Composting service comes to Bay Village!

Composting bins are located in the northeast corner of the Bay Lodge parking lot. Photo by Denny Wendell

Great news! As a Bay Village resident, you can now sign up to compost your leftover food waste! The service will be provided by Rust Belt Riders and costs $10 a month. For $10 a month you can collect and bring ALL of your home food waste to the drop-off location, located in the northeast corner of the Bay Lodge parking lot. Bay Lodge is located on Bradley, just south of Wolf, and is adjacent to Bradley Road Park. 

Why compost? The first answer is simple: to keep as much as we can out of the landfill. Why is that important? Compost is a valuable resource so when it ends up in the landfill, it’s being wasted.

Second, it is in all our interest to keep as much as we can out of the landfill because we are literally filling land full of waste – and eventually we will run out of that land. When we do, we will have to pay more to transport our trash farther away.

And third, when food breaks down in the landfill it creates methane gas, which accounts for 10% of greenhouse gases emitted in the U.S. Waste in landfills break down anaerobically (without oxygen) which is why it produces methane gas. Methane gas is 25 times more efficient at trapping heat than carbon dioxide. Composting completes the cycle of food: it is grown from the earth and returns to the earth to enrich it. 

So, you’re thinking to yourself: Great! I’ll compost! But why do I need to pay for the service and drive it over to a special location? Composting at home is different than industrial composting, which is what the new service is offering for $10 a month.

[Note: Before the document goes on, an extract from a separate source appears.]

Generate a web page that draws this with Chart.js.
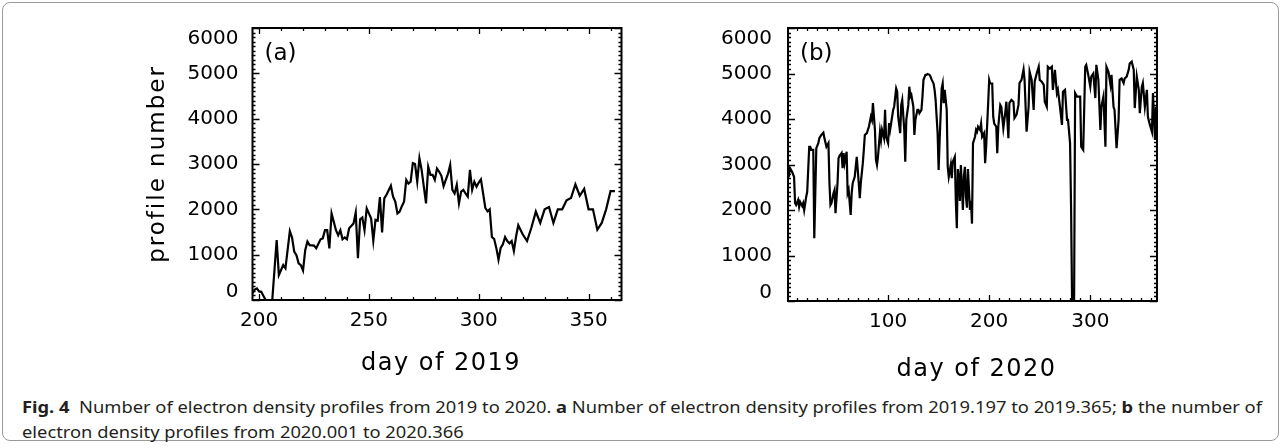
<!DOCTYPE html>
<html>
<head>
<meta charset="utf-8">
<script src="https://cdn.jsdelivr.net/npm/chart.js@4.4.1/dist/chart.umd.min.js"></script>
<style>
    html, body { margin: 0; padding: 0; background: #fff; }
    body { width: 1282px; height: 448px; position: relative; overflow: hidden; }
    .figure-box {
        position: absolute; left: 2px; top: 2px; width: 1277px; height: 439px;
        border: 1px solid #9a9a9a; border-radius: 8px; box-sizing: border-box;
    }
    .panel { position: absolute; top: 0; height: 390px; }
    #panel-a { left: 130px; width: 520px; }
    #panel-b { left: 690px; width: 500px; }
    .caption {
        position: absolute; left: 22px; font-family: "Noto Sans", sans-serif;
        font-size: 16.5px; line-height: 20px; color: #231f20; white-space: nowrap;
        transform-origin: 0 50%;
    }
    #caption-1 { top: 397px; }
    #caption-2 { top: 422px; }
</style>
</head>
<body>
<div class="figure-box"></div>
<div class="panel" id="panel-a"><canvas id="chart-a"></canvas></div>
<div class="panel" id="panel-b"><canvas id="chart-b"></canvas></div>
<div class="caption" id="caption-1"><b>Fig. 4</b>&nbsp; Number of electron density profiles from 2019 to 2020. <b>a</b> Number of electron density profiles from 2019.197 to 2019.365; <b>b</b> the number of</div>
<div class="caption" id="caption-2">electron density profiles from 2020.001 to 2020.366</div>

<script>
// day of year and profile counts, 2019.197 - 2019.365
const days2019 = [
    197, 198, 199, 200, 201, 202, 203, 206, 208, 209, 211, 212, 214, 215, 216, 217, 218, 219, 220,
    221, 222, 223, 225, 226, 228, 229, 230, 231, 232, 233, 235, 236, 237, 238, 239, 240, 241, 243,
    244, 245, 246, 247, 248, 249, 250, 251, 252, 253, 254, 255, 256, 257, 258, 260, 261, 262, 263,
    264, 265, 266, 267, 268, 269, 270, 271, 272, 273, 274, 275, 276, 277, 278, 279, 280, 281, 282,
    283, 284, 285, 286, 287, 288, 289, 290, 291, 292, 293, 294, 295, 296, 297, 298, 299, 300, 301,
    302, 303, 304, 305, 306, 307, 308, 309, 310, 311, 312, 313, 314, 315, 316, 317, 318, 320, 322,
    324, 326, 328, 330, 332, 334, 336, 338, 340, 342, 344, 346, 348, 350, 352, 354, 356, 358, 360,
    362, 364, 365,
];
const profiles2019 = [
    150, 230, 255, 190, 180, 90, 0, 0, 1320, 550, 770, 700, 1520, 1380, 1070, 990, 810, 770, 650,
    1100, 1290, 1210, 1200, 1140, 1340, 1360, 1540, 1540, 1140, 1910, 1540, 1430, 1540, 1340, 1380, 1340, 1580, 1690,
    1930, 920, 1780, 1820, 1540, 2020, 1910, 1800, 1310, 1770, 1750, 2270, 1490, 2240, 2320, 2520, 2280, 2170, 1910,
    1950, 2070, 2170, 2650, 2570, 2610, 3020, 3000, 2610, 3130, 2870, 2500, 2130, 2940, 2760, 2760, 2650, 2900, 2830,
    2740, 2510, 2650, 2780, 2980, 2430, 2350, 2540, 2130, 2390, 2430, 2350, 2280, 2870, 2430, 2610, 2500, 2590, 2660,
    2350, 2030, 1955, 2000, 1390, 1350, 1150, 890, 1150, 1230, 1390, 1300, 1250, 1300, 1080, 1400, 1650, 1450, 1300,
    1600, 1950, 1700, 2000, 2050, 1700, 2000, 2000, 2200, 2250, 2550, 2300, 2450, 2000, 2000, 1550, 1700,
    2000, 2400, 2400,
];

// day of year and profile counts, 2020.001 - 2020.366
const days2020 = [
    1, 2, 3, 5, 7, 8, 9, 11, 12, 13, 15, 16, 17, 19, 20, 22, 23, 24, 26, 27, 29, 31, 32, 34, 36, 37,
    39, 41, 42, 43, 44, 46, 47, 48, 50, 51, 52, 54, 55, 56, 57, 59, 60, 61, 63, 64, 65, 67, 68, 69,
    71, 72, 73, 75, 76, 77, 79, 80, 81, 83, 84, 85, 87, 88, 89, 90, 92, 93, 94, 96, 97, 98, 100, 101,
    102, 104, 105, 106, 108, 109, 110, 112, 113, 114, 116, 117, 118, 120, 121, 122, 123, 125, 126,
    127, 129, 130, 131, 133, 134, 135, 137, 138, 139, 141, 142, 143, 145, 146, 147, 149, 150, 151,
    153, 154, 155, 156, 158, 159, 160, 162, 163, 164, 166, 167, 168, 169, 170, 171, 172, 173, 174,
    175, 176, 177, 178, 179, 180, 181, 182, 183, 184, 186, 187, 188, 189, 191, 192, 193, 195, 196,
    197, 199, 200, 201, 203, 204, 205, 207, 208, 209, 211, 212, 214, 216, 217, 219, 220, 222, 224,
    225, 227, 229, 230, 232, 234, 235, 237, 239, 240, 242, 244, 245, 247, 249, 250, 252, 254, 255,
    257, 258, 260, 262, 263, 265, 267, 268, 270, 272, 273, 275, 277, 278, 280, 281, 282, 284, 285,
    287, 290, 291, 293, 295, 296, 298, 300, 301, 303, 305, 306, 308, 310, 311, 313, 315, 316, 318, 320,
    321, 323, 324, 326, 328, 329, 331, 333, 334, 336, 338, 339, 341, 343, 344, 346, 348, 349, 351,
    352, 354, 356, 357, 359, 361, 362, 364, 365, 366,
];
const profiles2020 = [
    2800, 2770, 2920, 2840, 2730, 2150, 2110, 2220, 2070, 2180, 2090, 2150, 2000, 2290, 2400, 3390, 3390, 3320, 3320, 1380, 3360, 3470, 3580, 3650, 3700, 3580,
    3390, 3470, 2590, 2110, 2150, 2370, 2440, 1930, 2590, 3140, 3190, 3250, 2920, 3250, 3030, 3280, 2370, 2440, 1890, 2370, 2590, 2730, 2950, 3170,
    2590, 2260, 2590, 3030, 3320, 3650, 3690, 3760, 3830, 4050, 3980, 4350, 3760, 3100, 2990, 3170, 3720, 3540, 3760, 3580, 4200, 3610, 3470, 3910,
    3760, 4050, 4200, 4270, 4670, 4600, 4050, 3690, 4310, 4420, 3760, 3060, 3980, 4310, 4710, 4490, 4530, 4270, 3650,
    3980, 4200, 4200, 4130, 4200, 4490, 4860, 4970, 4970, 4990, 4970, 4930, 4870, 4780, 4640, 4420, 3690, 2880, 3540,
    4670, 4780, 4350, 4640, 4200, 2950, 2730, 2990, 2700, 3060, 3170, 2200, 1600, 2900, 2700, 2200, 2990, 2500, 2000,
    2750, 2950, 2300, 2050, 2900, 2450, 2000, 2200, 1700, 3470, 3610, 3760, 3720, 3830, 3760, 3900, 3610, 3690, 3030,
    3390, 4350, 4860, 4780, 4780, 4050, 3900, 3830, 3250, 3830, 4310, 4270, 3800, 4160, 4380, 3580, 4350, 4420, 4380,
    4020, 4090, 4310, 4790, 4860, 5090, 4860, 3720, 4270, 5040, 4860, 4200, 4820, 5000, 5150, 4860, 4820, 4750, 4380,
    4270, 5150, 5110, 5150, 4640, 5080, 4570, 4640, 4270, 3870, 4600, 4640, 3980, 3980, 3470, 2070, 0, 0, 4570,
    4490, 4490, 3390, 3320, 5150, 5190, 4970, 4710, 4930, 5000, 4460, 5190, 4860, 3760, 4270, 4490, 3390, 5150, 5040, 4750,
    4970, 4270, 4200, 3360, 3980, 4860, 4890, 4790, 4890, 4930, 5080, 5220, 5260, 5080, 4240, 4930, 4640, 4130, 4710,
    4790, 4270, 4640, 4050, 3870, 3720, 4570, 3540, 4270, 3700,
];

const xTicks2019 = [200, 250, 300, 350];
const xTicks2020 = [100, 200, 300];
const yTicks = [0, 1000, 2000, 3000, 4000, 5000, 6000];

const FONT = "'DejaVu Sans', sans-serif";

// IDL-style box: frame, inward ticks on all four sides, y labels, panel tag, titles
const boxAxes = {
    id: "boxAxes",
    afterDraw(chart, args, opts) {
        const { ctx, chartArea: a } = chart;
        const x = chart.scales.x;
        const y = chart.scales.y;

        ctx.save();
        ctx.strokeStyle = "#000";
        ctx.lineWidth = 2;
        ctx.strokeRect(a.left, a.top, a.right - a.left, a.bottom - a.top);

        ctx.lineWidth = 1.3;
        ctx.beginPath();
        const x0 = Math.ceil(x.min / opts.xMinor) * opts.xMinor;
        for (let v = x0; v <= x.max; v += opts.xMinor) {
            const px = Math.round(x.getPixelForValue(v)) + 0.5;
            const len = v % opts.xMajor === 0 ? 6 : 3;
            ctx.moveTo(px, a.bottom);
            ctx.lineTo(px, a.bottom - len);
            ctx.moveTo(px, a.top);
            ctx.lineTo(px, a.top + len);
        }
        for (let v = 0; v <= y.max; v += 100) {
            const py = Math.round(y.getPixelForValue(v)) + 0.5;
            const len = v % 1000 === 0 ? 7 : 3;
            ctx.moveTo(a.left, py);
            ctx.lineTo(a.left + len, py);
            ctx.moveTo(a.right, py);
            ctx.lineTo(a.right - len, py);
        }
        ctx.stroke();

        ctx.fillStyle = "#000";
        ctx.font = "20px " + FONT;
        ctx.textAlign = "right";
        ctx.textBaseline = "middle";
        for (const v of yTicks) {
            let py = y.getPixelForValue(v);
            py = Math.min(Math.max(py, a.top + 11), a.bottom - 8);
            ctx.fillText(String(v), a.left - opts.labelGap, py);
        }

        ctx.textAlign = "left";
        ctx.font = "23px " + FONT;
        ctx.fillText(opts.tag, a.left + 12, a.top + 26);

        ctx.textAlign = "center";
        ctx.letterSpacing = "1.5px";
        ctx.font = "24px " + FONT;
        ctx.fillText(opts.xTitle, (a.left + a.right) / 2 + 4, a.bottom + opts.xTitleDrop);
        if (opts.yTitle) {
            ctx.letterSpacing = "2px";
            ctx.font = "23px " + FONT;
            ctx.translate(a.left - 94, (a.top + a.bottom) / 2);
            ctx.rotate(-Math.PI / 2);
            ctx.fillText(opts.yTitle, 0, 0);
        }
        ctx.restore();
    },
};

function makePanel(canvasId, days, counts, xMin, xMax, xTicks, pad, axisHeight, box) {
    const points = days.map((d, i) => ({ x: d, y: counts[i] }));
    return new Chart(document.getElementById(canvasId), {
        type: "line",
        data: {
            datasets: [{
                data: points,
                borderColor: "#000",
                borderWidth: 2.2,
                pointRadius: 0,
                tension: 0,
                fill: false,
            }],
        },
        options: {
            responsive: true,
            maintainAspectRatio: false,
            animation: false,
            events: [],
            layout: { padding: pad },
            plugins: {
                legend: { display: false },
                tooltip: { enabled: false },
                boxAxes: box,
            },
            scales: {
                x: {
                    type: "linear",
                    min: xMin,
                    max: xMax,
                    grid: { display: false, drawTicks: false },
                    border: { display: false },
                    afterBuildTicks: (scale) => {
                        scale.ticks = xTicks.map((v) => ({ value: v }));
                    },
                    afterFit: (scale) => {
                        scale.height = axisHeight;
                    },
                    ticks: {
                        autoSkip: false,
                        maxRotation: 0,
                        padding: 9,
                        color: "#000",
                        font: { family: FONT, size: 20 },
                    },
                },
                y: {
                    display: false,
                    min: 0,
                    max: 6000,
                },
            },
        },
        plugins: [boxAxes],
    });
}

makePanel("chart-a", days2019, profiles2019, 197, 365, xTicks2019,
    { left: 122.5, right: 28.5, top: 28, bottom: 0 }, 90,
    { tag: "(a)", xTitle: "day of 2019", yTitle: "profile number", xMinor: 10, xMajor: 50, labelGap: 14, xTitleDrop: 64 });

makePanel("chart-b", days2020, profiles2020, 1, 366, xTicks2020,
    { left: 98, right: 33, top: 28, bottom: 0 }, 89,
    { tag: "(b)", xTitle: "day of 2020", yTitle: "", xMinor: 10, xMajor: 100, labelGap: 16, xTitleDrop: 69 });

// squeeze the caption lines horizontally so the first one spans the figure width
const cap1 = document.getElementById("caption-1");
const cap2 = document.getElementById("caption-2");
const squeeze = 1240 / cap1.getBoundingClientRect().width;
cap1.style.transform = "scaleX(" + squeeze + ")";
cap2.style.transform = "scaleX(" + squeeze + ")";
</script>
</body>
</html>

You CAN compost at home and use your compost for your garden and beds. When you add it to your garden, you are adding nutrients to your soil and improving your garden. Compost takes the place of chemical fertilizers and helps soil retain moisture, meaning you don’t have to water as often! Compost releases nutrients that are long lasting, contrary to chemical fertilizers that provide a quick dump of nutrients which then wash away into our waterways, adding to the problem that causes the algae blooms in the lake.

Residential composting is typically comprised of raw fruits and vegetables, egg shells, coffee grounds, black and white newsprint, fireplace ashes, dryer lint, and yard waste (leaves, sticks, etc.). Adding meat, dairy, cooked food, and bones to residential composting will attract animals. Keeping those materials out of your home compost will ensure that animals are not attracted to it – I have been composting at home for years and have never had a problem with animals. 

Industrial composting is beneficial because you can add ALL food scraps including cooked food, bones, meat, bread, and dairy. You can also add BPI-Certified compostable products (disposable plates, forks, cups, etc. are available using this material) so if you are hosting a party in which you want/need to use disposable products, if you use BPI-Certified products you can bring all of the party waste over to the new compost bins and guess what? You have a zero-waste party! What is not accepted at the compost bins is pure oil or pure liquid.

For more information or to sign up for the service, please visit You can also download the free Better Bin app for a complete list of acceptable materials.

To collect your waste, Rust Belt Riders recommends using a 5-gallon bucket with a paper bag liner. That way, you can put the entire paper bag into the compost bin when dropping off. When you sign up for the service, you will be provided a 4-digit code that will be used to open the padlocks to access the composting bins.

Whether you decide to compost at home or use the new service, please know that you are making a difference. You are keeping a valuable resource out of the landfill, you are adding less to the landfill, you are helping limit methane gas emissions, and you are doing your part to create a more sustainable future for Bay Village and the earth. Each of our seemingly small acts add up to create a large impact.